Last month they issued a cease and desist order to Prosper, one of the largest social lending enterprises in the US, forcing it to stop issuing loans. Techcrunch explains the significance of this move

And it is not just Prosper, but all P2P lenders, that are on notice. Loanio, a new entrant into the P2P lending arena that just launched last month, has suspended new loans until it registers with the SEC as well (see notice below). And last April, competitor Lending Club was the first P2P lender to temporarily cease operations (the SEC approved its registration, and its members are now lending again in about half the states, including California which gave it the go-ahead last week).

This is a stupid error for the US financial services market on two counts: 

  1. Some alternatives to the, er, discredited credit markets for individuals is now gone.
  2. For a nation that prides itself on innovation the US is putting a truly promising set of ideas around social media and finance in jeopardy. On the upside, an opportunity for the UK to perfect the models and wait for the regulators to see sense?

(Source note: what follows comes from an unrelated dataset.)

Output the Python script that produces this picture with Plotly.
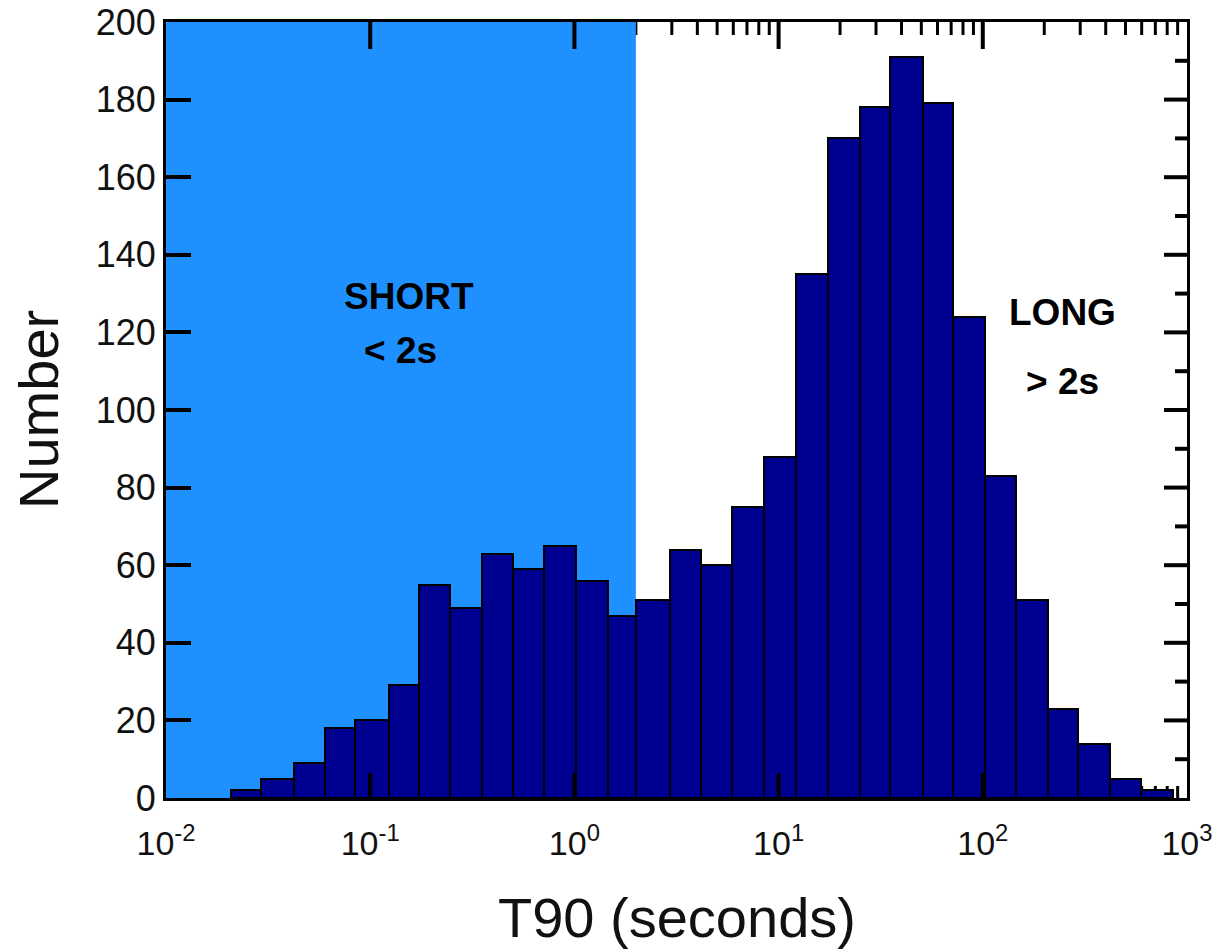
import plotly.graph_objects as go

# ---------------- data ----------------
# histogram bin edges of T90 in seconds (logarithmic bins)
bin_edges = [0.0208, 0.0292, 0.0422, 0.0601, 0.0846, 0.123, 0.173, 0.247,
             0.354, 0.503, 0.709, 1.02, 1.46, 2.0, 2.95, 4.19, 5.94, 8.52,
             12.2, 17.5, 24.9, 35.3, 51.2, 71.8, 103, 146, 208, 294, 422,
             598, 853]
# number of bursts in each bin
counts = [2, 5, 9, 18, 20, 29, 55, 49, 63, 59, 65, 56, 47, 51, 64, 60, 75,
          88, 135, 170, 178, 191, 179, 124, 83, 51, 23, 14, 5, 2]
x_tick_vals = [0.01, 0.1, 1, 10, 100, 1000]
x_tick_text = ["10<sup>-2</sup>", "10<sup>-1</sup>", "10<sup>0</sup>",
               "10<sup>1</sup>", "10<sup>2</sup>", "10<sup>3</sup>"]
y_tick_vals = [0, 20, 40, 60, 80, 100, 120, 140, 160, 180, 200]
short_long_boundary = 2.0  # seconds
x_min, x_max = 0.01, 1000
y_max = 200

# ---------------- layout geometry ----------------
W, H = 1214, 950
ML, MR, MT, MB = 166, 27, 22, 152
PW, PH = W - ML - MR, H - MT - MB

FONT = "Arial, 'Liberation Sans', sans-serif"
BAR_COLOR = "#000090"
SHADE_COLOR = "#1E90FF"


def ylen(px):
    return px / PH * y_max


def page_x(px):
    return (px - ML) / PW


def page_y(py):
    return 1 - (py - MT) / PH


lo = bin_edges[:-1]
hi = bin_edges[1:]
centers = [(a + b) / 2 for a, b in zip(lo, hi)]
widths = [b - a for a, b in zip(lo, hi)]

fig = go.Figure()
fig.add_trace(go.Bar(
    x=centers, y=counts, width=widths,
    marker=dict(color=BAR_COLOR, line=dict(color="black", width=2)),
    hoverinfo="skip", showlegend=False,
))

shapes = []
# minor ticks on top and bottom (hidden by shading / bars where they overlap)
for d in range(-2, 3):
    for m in range(2, 10):
        v = m * 10 ** d
        for y0, y1 in ((0, ylen(12)), (y_max, y_max - ylen(13))):
            shapes.append(dict(type="line", xref="x", yref="y", x0=v, x1=v,
                               y0=y0, y1=y1, layer="below",
                               line=dict(color="black", width=3)))
# short-burst shading
shapes.append(dict(type="rect", xref="x", yref="y", x0=x_min,
                   x1=short_long_boundary, y0=0, y1=y_max,
                   fillcolor=SHADE_COLOR, line=dict(width=0), layer="below"))
# major ticks (decades) on top and bottom
for v in x_tick_vals[1:-1]:
    for y0, y1 in ((0, ylen(25)), (y_max, y_max - ylen(27))):
        shapes.append(dict(type="line", xref="x", yref="y", x0=v, x1=v,
                           y0=y0, y1=y1, layer="above",
                           line=dict(color="black", width=4)))
# right axis ticks: long at multiples of 20, short at odd multiples of 10
for v in range(10, y_max, 10):
    ln = 23 if v % 20 == 0 else 12
    shapes.append(dict(type="line", xref="paper", yref="y",
                       x0=1 - ln / PW, x1=1, y0=v, y1=v, layer="above",
                       line=dict(color="black", width=4)))

annotations = [
    dict(text="<b>SHORT</b>", x=409, y=296),
    dict(text="<b>< 2s</b>", x=400, y=350),
    dict(text="<b>LONG</b>", x=1062, y=312),
    dict(text="<b>> 2s</b>", x=1062, y=381),
]
ann = []
for a in annotations:
    ann.append(dict(text=a["text"], xref="paper", yref="paper",
                    x=page_x(a["x"]), y=page_y(a["y"]),
                    xanchor="center", yanchor="middle", showarrow=False,
                    font=dict(family=FONT, size=37, color="black")))
# axis titles
ann.append(dict(text="T90 (seconds)", xref="paper", yref="paper",
                x=0.5, y=page_y(918), xanchor="center",
                yanchor="middle", showarrow=False,
                font=dict(family=FONT, size=56, color="#111")))
ann.append(dict(text="Number", xref="paper", yref="paper",
                x=page_x(38), y=0.5, xanchor="center", yanchor="middle",
                textangle=-90, showarrow=False,
                font=dict(family=FONT, size=56, color="#111")))

fig.update_layout(
    template="none",
    width=W, height=H, autosize=False,
    margin=dict(l=ML, r=MR, t=MT, b=MB, pad=0),
    paper_bgcolor="white", plot_bgcolor="white",
    shapes=shapes, annotations=ann, showlegend=False,
    bargap=0,
    xaxis=dict(type="log", range=[-2.0001, 3.0001], showgrid=False,
               zeroline=False, automargin=False,
               showline=True, mirror=True, linecolor="black", linewidth=3,
               ticks="", tickmode="array", tickvals=x_tick_vals,
               ticktext=x_tick_text, ticklabelstandoff=13,
               ticklabeloverflow="allow",
               tickfont=dict(family=FONT, size=34, color="#111")),
    yaxis=dict(range=[0, y_max], showgrid=False, zeroline=False,
               automargin=False,
               showline=True, mirror=True, linecolor="black", linewidth=3,
               ticks="inside", ticklen=25, tickwidth=4, tickcolor="black",
               tickmode="array", tickvals=y_tick_vals,
               ticklabeloverflow="allow",
               tickfont=dict(family=FONT, size=36, color="#111")),
)

fig.write_html(
    "out.html",
    config={"displayModeBar": False},
    post_script="document.body.style.margin='0';"
                "document.body.style.overflow='hidden';",
)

A critic might be tempted to observe that while the SEC was utterly ineffective in preventing the excesses that brought about the current financial crisis it is only too effective at stamping out viable alternatives to the status quo. 

Zopa, the most credible of the social lenders to my mind, was trying a slightly different model to the other social lenders has also had to pull out – its founders explain their thinking on The Tricky World of US Regulation heir blog. Its thriving UK operation, and Zopas in Italy and Japan remain very much alive. 

: : I seem to recall that Virgin Money US was operating a social lending system also. Haven’t seen anything about that being shut down….

: : : I guess that Gartner may want to revise its forecast of 10% of retail loans being made by social lending by 2010 in light of this.